In one of its first attempts to make a large data set available in the cloud, the agency slashed the workload on its archive systems, freeing up bandwidth and resources on constrained legacy systems, said Amy Gaskins, director of the Big Data Project.
At the same time, the cloud provided customers with faster, on-demand access to NOAA data.
The use case involves the San Francisco-based Climate Corporation, a major consumer of NEXRAD Doppler radar data.
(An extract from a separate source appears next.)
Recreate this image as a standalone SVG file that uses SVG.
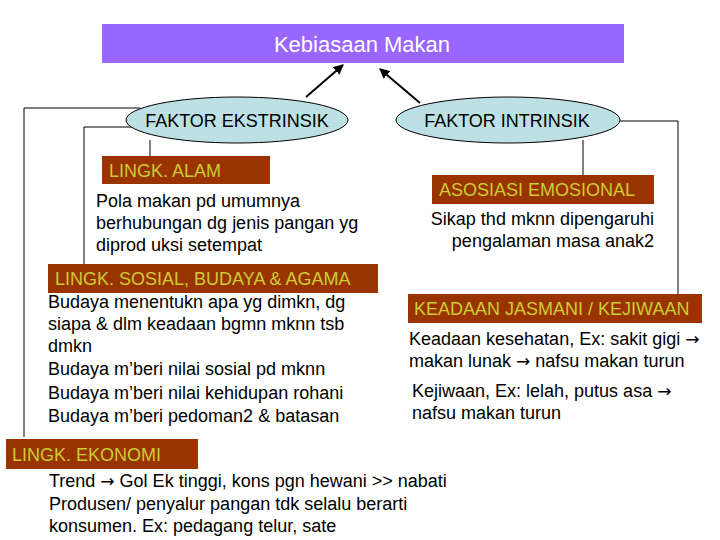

In October, Amazon Web Services, which teamed with NOAA on the project, began hosting some 270 terabytes of archived NEXRAD data dating back to 1991. Rather than request NEXRAD data from the NOAA’s National Center for Environmental Information archive – a process Gaskins said can take weeks – Climate Corporation was able to get on-demand access to real-time NEXRAD feeds updated every 5 minutes. The data came from 160 Doppler stations across the country;
Their models improved, Gaskins said, as did their time to market, by “two to three weeks.” In addition, running models in the cloud also reduces infrastructure technology costs because the company doesn’t have to run models on its own systems.
The stewards of the country’s environmental data also saw a 50 percent reduction in requests for archived NEXRAD data, which is important given the agency’s technological and bandwidth constraints.
“For them, it is about on-demand access, speed to market and reduced infrastructure costs,” Gaskins said in an interview with Nextgov. “For us, it’s about reducing the workload at the archive at NCEI. What we’re able to do through the Big Data Project is the ability to divert that traffic to the cloud. And what we can do at NOAA is better serve our core constituency of researchers, academics and nonprofits.”
There were additional benefits, too. Gaskins said opening up NOAA’s NEXRAD data actually helped it identify and correct a small number of corrected files, essentially improving the “gold copy” of its archived data.
The early use case bodes well for the Big Data Project’s future.
A 3-year partnership between NOAA and AWS, Google Cloud Platform, IBM, Microsoft and the Open Cloud Consortium will help explore which data sets make the most economic sense to host in these very different cloud environments, Gaskins said. And with more than 120 petabytes of environmental data in its archive – the vast majority of which is “on the table” to be shared – the sky may be the limit.
“The feeling from collaborators is quite positive right now,” Gaskins said.